__What is needed__: The listing below must be repeated word for word, with its images excluded.

------ Source excerpt

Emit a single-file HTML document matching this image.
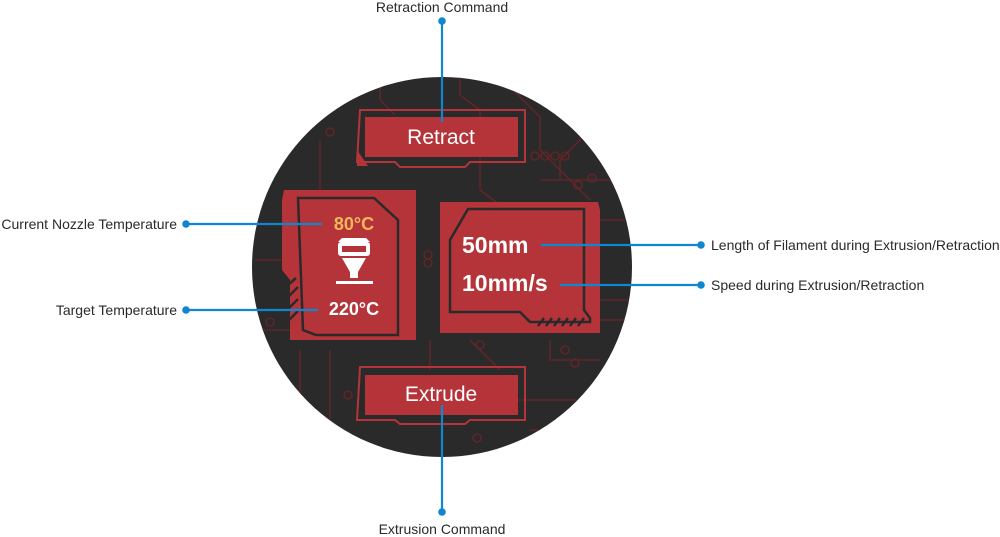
<!DOCTYPE html>
<html><head><meta charset="utf-8"><style>
html,body{margin:0;padding:0;background:#fff;}
svg{display:block;}
.lbl{font-family:"Liberation Sans",sans-serif;font-size:14px;fill:#2a2a2a;}
.big{font-family:"Liberation Sans",sans-serif;fill:#fff;}
</style></head><body>
<svg width="1000" height="537" viewBox="0 0 1000 537" xmlns="http://www.w3.org/2000/svg">
<defs><clipPath id="cc"><circle cx="442" cy="267" r="190"/></clipPath></defs>
<circle cx="442" cy="267" r="190" fill="#2a2a2a"/>
<g clip-path="url(#cc)" stroke="#6a2427" stroke-width="1.3" fill="none">
<path d="M380 77 V100 L395 115"/><path d="M460 77 V95 L480 110 V190 L520 220"/>
<path d="M500 77 L540 117 V150 L590 200"/><path d="M320 140 V200 L300 220"/>
<path d="M540 180 H640"/><path d="M600 220 H640"/><path d="M600 300 H640"/><path d="M600 320 H640"/>
<path d="M260 330 H290"/><path d="M255 260 H285"/><path d="M300 350 V420"/><path d="M330 350 V430 L360 450"/>
<path d="M430 340 V370"/><path d="M470 340 L500 370"/><path d="M550 340 V360 L600 360"/>
<path d="M530 430 H600"/><path d="M510 400 H620"/><path d="M560 180 V160 L590 130"/>
<circle cx="330" cy="132" r="4"/><circle cx="535" cy="156" r="4"/><circle cx="545" cy="156" r="4"/><circle cx="555" cy="156" r="4"/><circle cx="565" cy="156" r="4"/>
<circle cx="578" cy="185" r="4"/><circle cx="592" cy="178" r="4"/><circle cx="428" cy="255" r="4"/><circle cx="428" cy="263" r="4"/>
<circle cx="480" cy="345" r="4"/><circle cx="565" cy="350" r="4"/><circle cx="575" cy="363" r="4"/><circle cx="477" cy="438" r="4"/><circle cx="348" cy="395" r="4"/><circle cx="270" cy="322" r="4"/>
</g>
<g>
<path d="M360 110 H525 V162 H470 L465 167 H400 L395 162 H357 Z" fill="none" stroke="#b5343a" stroke-width="2"/>
<rect x="365" y="117" width="153" height="40" fill="#b5343a"/>
<path d="M357 150 V166 H368" fill="#b5343a"/>
<text x="441" y="144" class="big" font-size="21" text-anchor="middle">Retract</text>
</g>
<g>
<path d="M360 367 H525 V420 H470 L465 424 H400 L395 420 H357 Z" fill="none" stroke="#b5343a" stroke-width="2"/>
<rect x="365" y="375" width="153" height="40" fill="#b5343a"/>
<text x="441" y="401" class="big" font-size="21" text-anchor="middle">Extrude</text>
</g>
<g>
<path d="M284 190 H416 V340 H290 V280 L282 270 V200 Z" fill="#b5343a"/>
<path d="M298 198 H374 L398 220 V335 H316 L303 330 Z" fill="none" stroke="#2a2a2a" stroke-width="2.5"/>
<path d="M288 285 L296 278 M288 297 L298 287 M288 309 L298 299 M288 321 L298 311" stroke="#2a2a2a" stroke-width="2.5"/>
<text x="354" y="230" class="big" font-size="18" font-weight="600" style="fill:#f2b75a" text-anchor="middle">80°C</text>
<rect x="338" y="242" width="32" height="14" rx="3" fill="#fff"/>
<rect x="342" y="246" width="24" height="6" fill="#b5343a"/>
<path d="M342 238 H366 L370 242 H338 Z" fill="#fff"/>
<path d="M342 258 H366 L358 272 V278 H350 V272 Z" fill="#fff"/>
<rect x="336" y="281" width="37" height="3" fill="#fff"/>
<text x="354" y="315" class="big" font-size="18" font-weight="600" text-anchor="middle">220°C</text>
</g>
<g>
<path d="M440 202 H598 L600 210 V333 H440 Z" fill="#b5343a"/>
<path d="M468 209 H584 V310 L590 318 V322 H530 L520 312 H450 V240 Z" fill="none" stroke="#2a2a2a" stroke-width="2.5"/>
<path d="M538 326 L544 318 M546 326 L552 318 M554 326 L560 318 M562 326 L568 318 M570 326 L576 318 M578 326 L584 318" stroke="#2a2a2a" stroke-width="2.5"/>
<text x="462" y="253" class="big" font-size="23" font-weight="bold">50mm</text>
<text x="462" y="291" class="big" font-size="23" font-weight="bold">10mm/s</text>
</g>
<g stroke="#0f87d0" stroke-width="2.2" fill="#0f87d0">
<line x1="442" y1="21" x2="442" y2="122"/><circle cx="442" cy="21" r="3.8" stroke="none"/>
<line x1="442" y1="405" x2="442" y2="512"/><circle cx="442" cy="512" r="3.8" stroke="none"/>
<line x1="186" y1="224" x2="322" y2="224"/><circle cx="186" cy="224" r="3.8" stroke="none"/>
<line x1="186" y1="310" x2="318" y2="310"/><circle cx="186" cy="310" r="3.8" stroke="none"/>
<line x1="541" y1="245" x2="701" y2="245"/><circle cx="701" cy="245" r="3.8" stroke="none"/>
<line x1="560" y1="285" x2="701" y2="285"/><circle cx="701" cy="285" r="3.8" stroke="none"/>
</g>
<text x="442" y="12" class="lbl" text-anchor="middle">Retraction Command</text>
<text x="442" y="534" class="lbl" text-anchor="middle">Extrusion Command</text>
<text x="177" y="229" class="lbl" text-anchor="end">Current Nozzle Temperature</text>
<text x="177" y="315" class="lbl" text-anchor="end">Target Temperature</text>
<text x="711" y="250" class="lbl">Length of Filament during Extrusion/Retraction</text>
<text x="711" y="290" class="lbl">Speed during Extrusion/Retraction</text>
</svg>
</body></html>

------------

__Finished task__:
Emit a single-file HTML document matching this image.
<!DOCTYPE html>
<html><head><meta charset="utf-8"><style>
html,body{margin:0;padding:0;background:#fff;}
svg{display:block;}
.lbl{font-family:"Liberation Sans",sans-serif;font-size:14px;fill:#2a2a2a;}
.big{font-family:"Liberation Sans",sans-serif;fill:#fff;}
</style></head><body>
<svg width="1000" height="537" viewBox="0 0 1000 537" xmlns="http://www.w3.org/2000/svg">
<defs><clipPath id="cc"><circle cx="442" cy="267" r="190"/></clipPath></defs>
<circle cx="442" cy="267" r="190" fill="#2a2a2a"/>
<g clip-path="url(#cc)" stroke="#6a2427" stroke-width="1.3" fill="none">
<path d="M380 77 V100 L395 115"/><path d="M460 77 V95 L480 110 V190 L520 220"/>
<path d="M500 77 L540 117 V150 L590 200"/><path d="M320 140 V200 L300 220"/>
<path d="M540 180 H640"/><path d="M600 220 H640"/><path d="M600 300 H640"/><path d="M600 320 H640"/>
<path d="M260 330 H290"/><path d="M255 260 H285"/><path d="M300 350 V420"/><path d="M330 350 V430 L360 450"/>
<path d="M430 340 V370"/><path d="M470 340 L500 370"/><path d="M550 340 V360 L600 360"/>
<path d="M530 430 H600"/><path d="M510 400 H620"/><path d="M560 180 V160 L590 130"/>
<circle cx="330" cy="132" r="4"/><circle cx="535" cy="156" r="4"/><circle cx="545" cy="156" r="4"/><circle cx="555" cy="156" r="4"/><circle cx="565" cy="156" r="4"/>
<circle cx="578" cy="185" r="4"/><circle cx="592" cy="178" r="4"/><circle cx="428" cy="255" r="4"/><circle cx="428" cy="263" r="4"/>
<circle cx="480" cy="345" r="4"/><circle cx="565" cy="350" r="4"/><circle cx="575" cy="363" r="4"/><circle cx="477" cy="438" r="4"/><circle cx="348" cy="395" r="4"/><circle cx="270" cy="322" r="4"/>
</g>
<g>
<path d="M360 110 H525 V162 H470 L465 167 H400 L395 162 H357 Z" fill="none" stroke="#b5343a" stroke-width="2"/>
<rect x="365" y="117" width="153" height="40" fill="#b5343a"/>
<path d="M357 150 V166 H368" fill="#b5343a"/>
<text x="441" y="144" class="big" font-size="21" text-anchor="middle">Retract</text>
</g>
<g>
<path d="M360 367 H525 V420 H470 L465 424 H400 L395 420 H357 Z" fill="none" stroke="#b5343a" stroke-width="2"/>
<rect x="365" y="375" width="153" height="40" fill="#b5343a"/>
<text x="441" y="401" class="big" font-size="21" text-anchor="middle">Extrude</text>
</g>
<g>
<path d="M284 190 H416 V340 H290 V280 L282 270 V200 Z" fill="#b5343a"/>
<path d="M298 198 H374 L398 220 V335 H316 L303 330 Z" fill="none" stroke="#2a2a2a" stroke-width="2.5"/>
<path d="M288 285 L296 278 M288 297 L298 287 M288 309 L298 299 M288 321 L298 311" stroke="#2a2a2a" stroke-width="2.5"/>
<text x="354" y="230" class="big" font-size="18" font-weight="600" style="fill:#f2b75a" text-anchor="middle">80°C</text>
<rect x="338" y="242" width="32" height="14" rx="3" fill="#fff"/>
<rect x="342" y="246" width="24" height="6" fill="#b5343a"/>
<path d="M342 238 H366 L370 242 H338 Z" fill="#fff"/>
<path d="M342 258 H366 L358 272 V278 H350 V272 Z" fill="#fff"/>
<rect x="336" y="281" width="37" height="3" fill="#fff"/>
<text x="354" y="315" class="big" font-size="18" font-weight="600" text-anchor="middle">220°C</text>
</g>
<g>
<path d="M440 202 H598 L600 210 V333 H440 Z" fill="#b5343a"/>
<path d="M468 209 H584 V310 L590 318 V322 H530 L520 312 H450 V240 Z" fill="none" stroke="#2a2a2a" stroke-width="2.5"/>
<path d="M538 326 L544 318 M546 326 L552 318 M554 326 L560 318 M562 326 L568 318 M570 326 L576 318 M578 326 L584 318" stroke="#2a2a2a" stroke-width="2.5"/>
<text x="462" y="253" class="big" font-size="23" font-weight="bold">50mm</text>
<text x="462" y="291" class="big" font-size="23" font-weight="bold">10mm/s</text>
</g>
<g stroke="#0f87d0" stroke-width="2.2" fill="#0f87d0">
<line x1="442" y1="21" x2="442" y2="122"/><circle cx="442" cy="21" r="3.8" stroke="none"/>
<line x1="442" y1="405" x2="442" y2="512"/><circle cx="442" cy="512" r="3.8" stroke="none"/>
<line x1="186" y1="224" x2="322" y2="224"/><circle cx="186" cy="224" r="3.8" stroke="none"/>
<line x1="186" y1="310" x2="318" y2="310"/><circle cx="186" cy="310" r="3.8" stroke="none"/>
<line x1="541" y1="245" x2="701" y2="245"/><circle cx="701" cy="245" r="3.8" stroke="none"/>
<line x1="560" y1="285" x2="701" y2="285"/><circle cx="701" cy="285" r="3.8" stroke="none"/>
</g>
<text x="442" y="12" class="lbl" text-anchor="middle">Retraction Command</text>
<text x="442" y="534" class="lbl" text-anchor="middle">Extrusion Command</text>
<text x="177" y="229" class="lbl" text-anchor="end">Current Nozzle Temperature</text>
<text x="177" y="315" class="lbl" text-anchor="end">Target Temperature</text>
<text x="711" y="250" class="lbl">Length of Filament during Extrusion/Retraction</text>
<text x="711" y="290" class="lbl">Speed during Extrusion/Retraction</text>
</svg>
</body></html>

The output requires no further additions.